# 99 Merc 25hp shift link problem!!!



## richwalker71 (Feb 11, 2010)

I have broken 2 of the plastic ends on the shift linkage in the last 3 months. I have checked and set the length per the factory manual.
What gives? What else should I check?


----------



## Brett (Jul 16, 2008)

Had the same problem on a yami 50.
Carried a spare safety-wired under the cowling.
Mine was caused by the leverage created by the console shifter.
Can you adjust the stops on your shifter so as to limit the range of motion?

My solution was to not put my hand on top of the shifter
but to hold down lower, to cut down on the leverage.


----------



## Swamp (Jul 12, 2010)

Purely from a mechanical point of view it sounds like you are shearing off the linkage. Limit the range of motion. Never had to deal with that problem myself, but I agree with Brett.

Swamp


----------



## richwalker71 (Feb 11, 2010)

Brett I think you are on to something. I had thought about the shifter aspect myself, and it does have an adjustment. Now I'll have to figure out which way and how much to adjust :-/. 
Thanks for the input!


----------



## Brett (Jul 16, 2008)

One more thing...don't rest your hand or hang onto the throttle/shifter
to keep your balance when running. Using the shifter as a grab bar
will result in that little nylon clip snapping again. Had to explain that
to a guest on a trip once, while making an on water repair.

Good thing I kept the spare under the cowl...


----------



## Swamp (Jul 12, 2010)

Brett you didn't hand them the push pole and say: "Guess what, you've been promoted!"?


----------



## richwalker71 (Feb 11, 2010)

> Brett you didn't hand them the push pole and say: "Guess what, you've been promoted!"?


I've tried that and we wind up going in very tight circles until I can't stand it anymore, and climb back up on the platform.

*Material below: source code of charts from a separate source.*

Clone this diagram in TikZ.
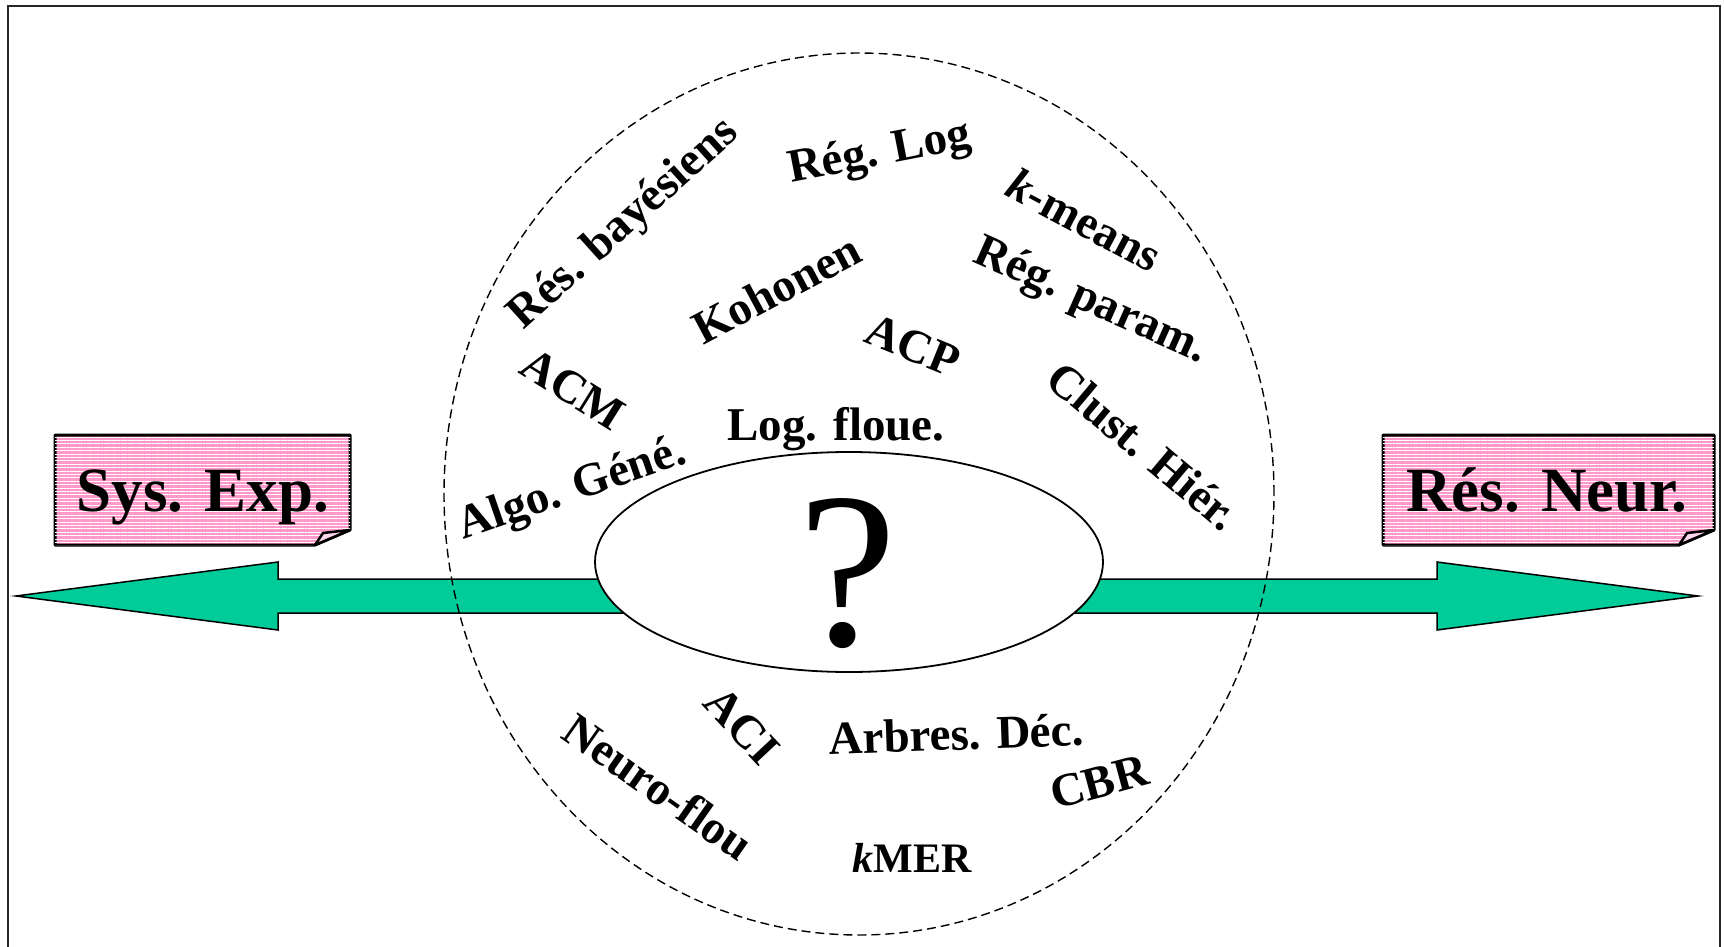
\documentclass[tikz,border=0pt]{standalone}
\usepackage{fontspec}
\setmainfont{Liberation Serif}
\usetikzlibrary{patterns.meta}
\definecolor{boxpink}{HTML}{FF99CC}
\definecolor{arrowgreen}{HTML}{00CC99}
\tikzset{
  lbl/.style={font=\fontsize{47}{56}\selectfont\bfseries, anchor=base, inner sep=0pt},
  boxlbl/.style={font=\fontsize{63}{74}\selectfont\bfseries, anchor=base, inner sep=0pt},
  notebox/.style={draw=black, line width=3pt, line join=round, fill=boxpink,
    postaction={pattern={Lines[angle=0,distance=3.4pt,line width=0.9pt]}, pattern color=white}},
  foldflap/.style={draw=black, line width=2.5pt, line join=round, fill=boxpink!40},
  bigarrow/.style={draw=black, line width=1.5pt, fill=arrowgreen, line join=miter},
  cloud/.style={draw=black, line width=1.4pt, dash pattern=on 9pt off 5pt},
  core/.style={draw=black, line width=1.8pt, fill=white},
  frameline/.style={draw=black!85, line width=2.5pt}
}
\begin{document}
\begin{tikzpicture}[x=1pt,y=-1pt]
\useasboundingbox (0,0) rectangle (1724,947);
% frame (open at the bottom)
\draw[frameline] (8,960) -- (8,6) -- (1720,6) -- (1720,960);
% double-headed green arrow
\draw[bigarrow] (16,596) -- (278,562) -- (278,579) -- (1437,579) -- (1437,562)
  -- (1698,596) -- (1437,630) -- (1437,613) -- (278,613) -- (278,630) -- cycle;
% dashed outer ellipse
\draw[cloud] (859,494) ellipse [x radius=415pt, y radius=441pt];
% central ellipse with question mark
\draw[core] (849,562) ellipse [x radius=254pt, y radius=110pt];
\node[font=\fontsize{222}{240}\selectfont, anchor=base, inner sep=0pt] (q) at (848,645) {?};
% left note box
\draw[notebox] (55,435) -- (350,435) -- (350,530) -- (315,545) -- (55,545) -- cycle;
\draw[foldflap] (350,530) -- (315,545) -- (323,533) -- cycle;
\node[boxlbl] (sysexp) at (203,511) {Sys. Exp.};
% right note box
\draw[notebox] (1383,435) -- (1714,435) -- (1714,530) -- (1679,545) -- (1383,545) -- cycle;
\draw[foldflap] (1714,530) -- (1679,545) -- (1687,533) -- cycle;
\node[boxlbl] (resneur) at (1547,511) {Rés. Neur.};
% method labels
\node[lbl, rotate=42] (bayes) at (632,233) {Rés. bayésiens};
\node[lbl, rotate=11] (reglog) at (882,165) {Rég. Log};
\node[lbl, rotate=-28] (kmeans) at (1077,234) {\textit{k}-means};
\node[lbl, rotate=28] (kohonen) at (784,303) {Kohonen};
\node[lbl, rotate=-24] (regparam) at (1086,312) {Rég. param.};
\node[lbl, rotate=-22] (acp) at (907,360) {ACP};
\node[lbl, rotate=-32] (acm) at (565,402) {ACM};
\node[lbl] (logfloue) at (836,440) {Log. floue.};
\node[lbl, rotate=-40] (clust) at (1133,458) {Clust. Hiér.};
\node[lbl, rotate=19] (algo) at (576,501) {Algo. Géné.};
\node[lbl, rotate=-47] (aci) at (731,736) {ACI};
\node[lbl, rotate=2] (arbres) at (957,750) {Arbres. Déc.};
\node[lbl, rotate=15] (cbr) at (1103,797) {CBR};
\node[lbl, rotate=-35] (neuro) at (649,800) {Neuro-flou};
\node[lbl, font=\fontsize{42}{50}\selectfont\bfseries] (kmer) at (912,872) {\textit{k}MER};
\end{tikzpicture}
\end{document}
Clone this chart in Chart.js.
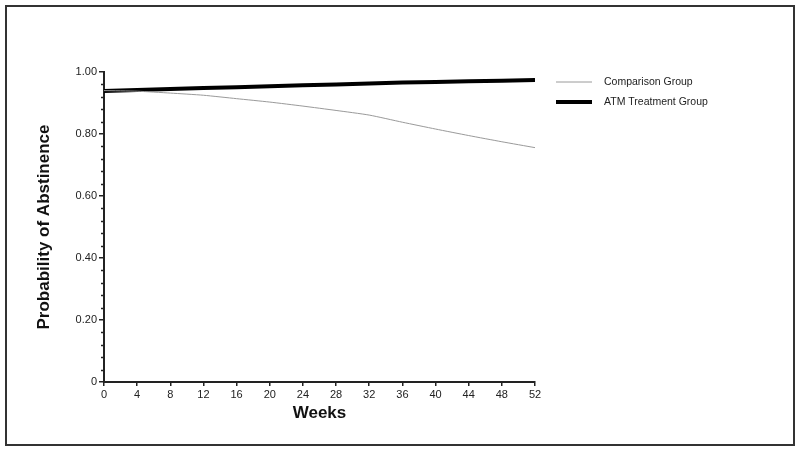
<!DOCTYPE html>
<html>
<head>
<meta charset="utf-8">
<script src="https://cdn.jsdelivr.net/npm/chart.js@4"></script>
<style>
  html, body { margin: 0; padding: 0; background: #fff; }
  #wrap { width: 800px; height: 452px; }
</style>
</head>
<body>
<div id="wrap"><canvas id="myChart" width="800" height="452"></canvas></div>
<script>
// chart data
const weeks = [0, 4, 8, 12, 16, 20, 24, 28, 32, 36, 40, 44, 48, 52];
const comparisonGroup = [0.940, 0.938, 0.932, 0.925, 0.914, 0.903, 0.890, 0.876, 0.861, 0.838, 0.816, 0.795, 0.775, 0.756];
const atmTreatmentGroup = [0.939, 0.942, 0.945, 0.948, 0.951, 0.954, 0.957, 0.960, 0.963, 0.966, 0.968, 0.970, 0.972, 0.974];
const seriesNames = ['Comparison Group', 'ATM Treatment Group'];
const yMajorTicks = [0, 0.2, 0.4, 0.6, 0.8, 1.0];

const FONT = '"Liberation Sans", Arial, sans-serif';
const INK = '#222';

function toPoints(vals) {
    return weeks.map((w, i) => ({ x: w, y: vals[i] }));
}

// outer frame + minor ticks on y axis + legend at the right
const extras = {
    id: 'extras',
    beforeDraw(chart) {
        const c = chart.ctx;
        c.save();
        c.fillStyle = '#fff';
        c.fillRect(0, 0, chart.width, chart.height);
        c.restore();
    },
    afterDraw(chart) {
        const c = chart.ctx;
        const y = chart.scales.y;
        c.save();
        c.strokeStyle = '#333';
        c.lineWidth = 2;
        c.strokeRect(6, 6, 788, 439);

        // minor ticks every 0.04
        c.strokeStyle = INK;
        c.lineWidth = 1.5;
        for (let i = 0; i < yMajorTicks.length - 1; i++) {
            for (let k = 1; k < 5; k++) {
                const v = yMajorTicks[i] + k * 0.04;
                const py = Math.round(y.getPixelForValue(v)) + 0.5;
                c.beginPath();
                c.moveTo(y.right - 3, py);
                c.lineTo(y.right + 1, py);
                c.stroke();
            }
        }

        // legend
        const ds = chart.data.datasets;
        c.font = '10.5px ' + FONT;
        c.textBaseline = 'middle';
        ds.forEach((d, i) => {
            const ly = 82 + i * 20;
            c.strokeStyle = d.borderColor;
            c.lineWidth = d.borderWidth;
            c.beginPath();
            c.moveTo(556, ly);
            c.lineTo(592, ly);
            c.stroke();
            c.fillStyle = INK;
            c.fillText(d.label, 604, ly);
        });
        c.restore();
    }
};

const ctx = document.getElementById('myChart').getContext('2d');
new Chart(ctx, {
    type: 'line',
    data: {
        datasets: [{
            label: seriesNames[0],
            data: toPoints(comparisonGroup),
            borderColor: '#9a9a9a',
            borderWidth: 1,
            pointRadius: 0,
            tension: 0.2
        }, {
            label: seriesNames[1],
            data: toPoints(atmTreatmentGroup),
            borderColor: '#000',
            borderWidth: 4,
            pointRadius: 0,
            tension: 0
        }]
    },
    options: {
        responsive: false,
        animation: false,
        layout: { padding: { left: 30, top: 72, right: 265, bottom: 24 } },
        plugins: { legend: { display: false }, tooltip: { enabled: false } },
        scales: {
            x: {
                type: 'linear',
                min: 0,
                max: 52,
                afterFit(scale) { scale.height = 46; },
                ticks: {
                    stepSize: 4,
                    padding: 2,
                    maxRotation: 0,
                    color: INK,
                    font: { family: FONT, size: 11 }
                },
                grid: {
                    drawOnChartArea: false,
                    tickLength: 4,
                    tickColor: INK,
                    lineWidth: 1.5
                },
                border: { color: INK, width: 2 },
                title: {
                    display: true,
                    text: 'Weeks',
                    color: '#111',
                    padding: { top: 0, bottom: 4 },
                    font: { family: FONT, size: 17, weight: 'bold' }
                }
            },
            y: {
                min: 0,
                max: 1,
                afterFit(scale) { scale.width = 74; },
                ticks: {
                    stepSize: 0.2,
                    padding: 2,
                    color: INK,
                    font: { family: FONT, size: 11 },
                    callback: v => v === 0 ? '0' : v.toFixed(2)
                },
                grid: {
                    drawOnChartArea: false,
                    tickLength: 5,
                    tickColor: INK,
                    lineWidth: 1.5
                },
                border: { color: INK, width: 2 },
                title: {
                    display: true,
                    text: 'Probability of Abstinence',
                    color: '#111',
                    padding: { top: 4, bottom: 0 },
                    font: { family: FONT, size: 17, weight: 'bold' }
                }
            }
        }
    },
    plugins: [extras]
});
</script>
</body>
</html>
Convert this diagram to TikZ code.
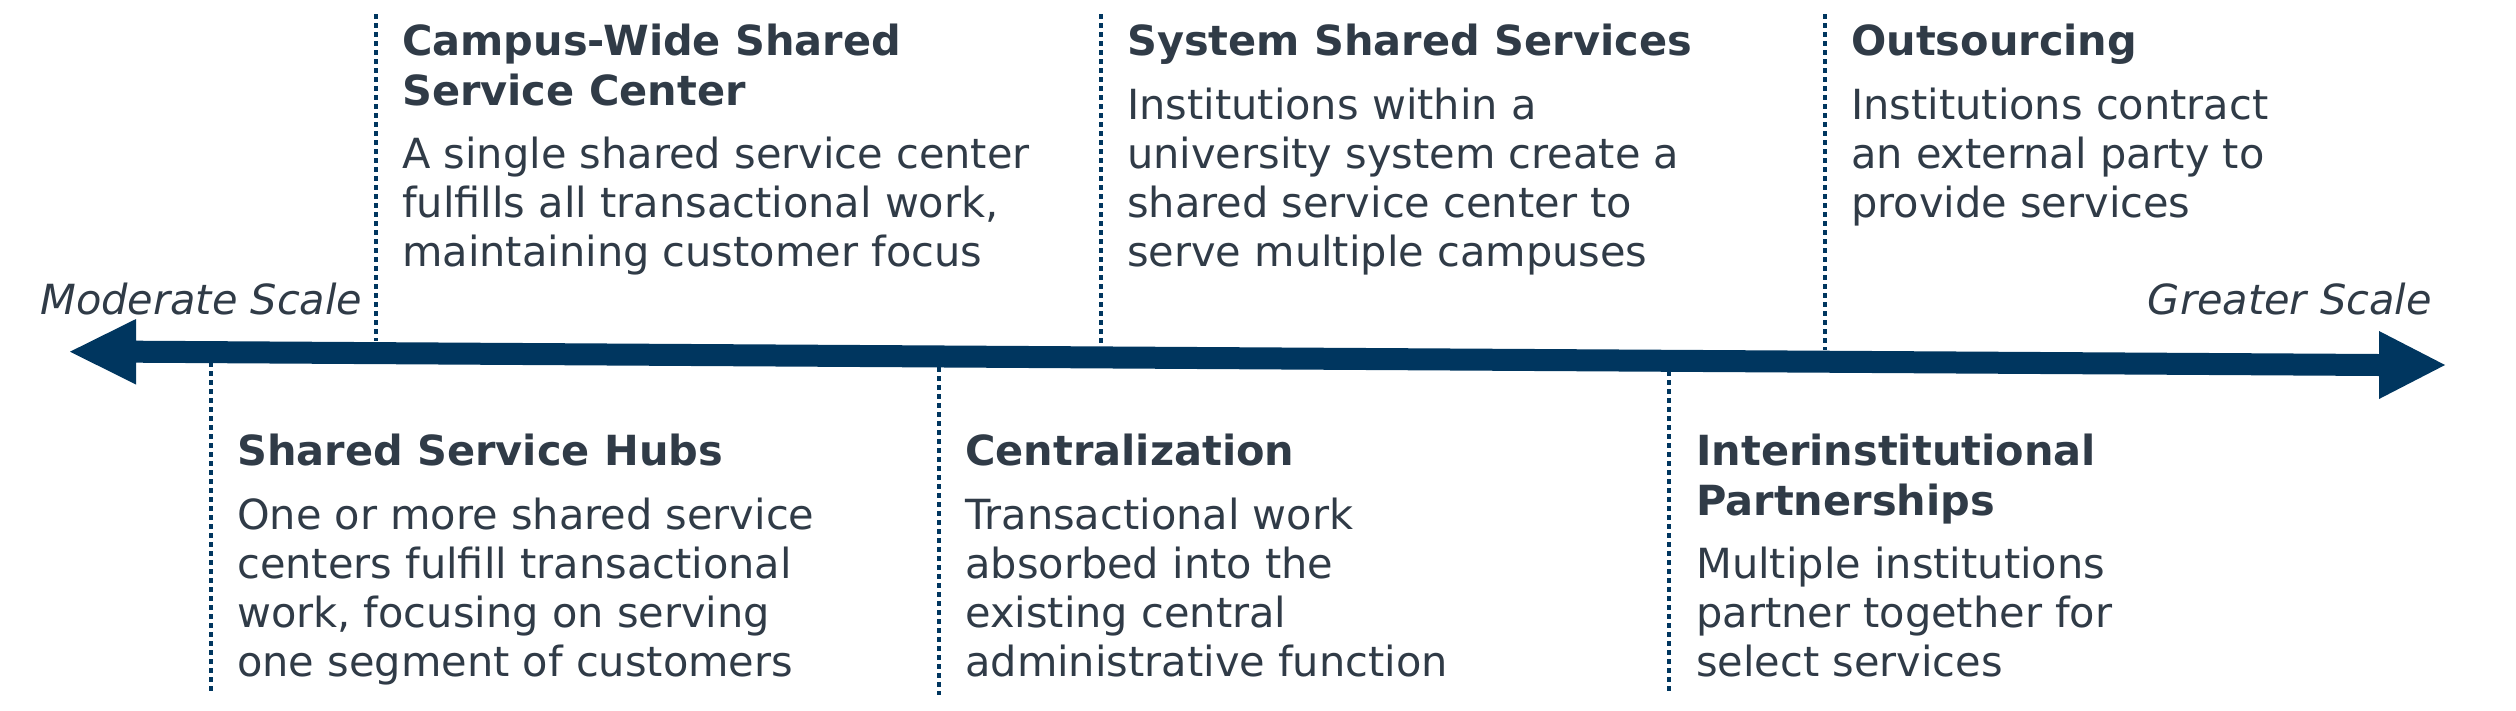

Re- measured and set everything today including an adjustment to the shift cable. Shifted it a hundred times while running on the hose without a problem, so we'll see what happens.

Oh! And I put a spare on board (just in case).


----------



## Yoreese (Oct 15, 2009)

I have only broken this part once on my Merc, luckily it was at the ramp. We reloaded boat and drove up the street to the dealer they fixed in 10 min. and never had another issue. Mine was on a tiller motor so remote throttle might be another issue.


----------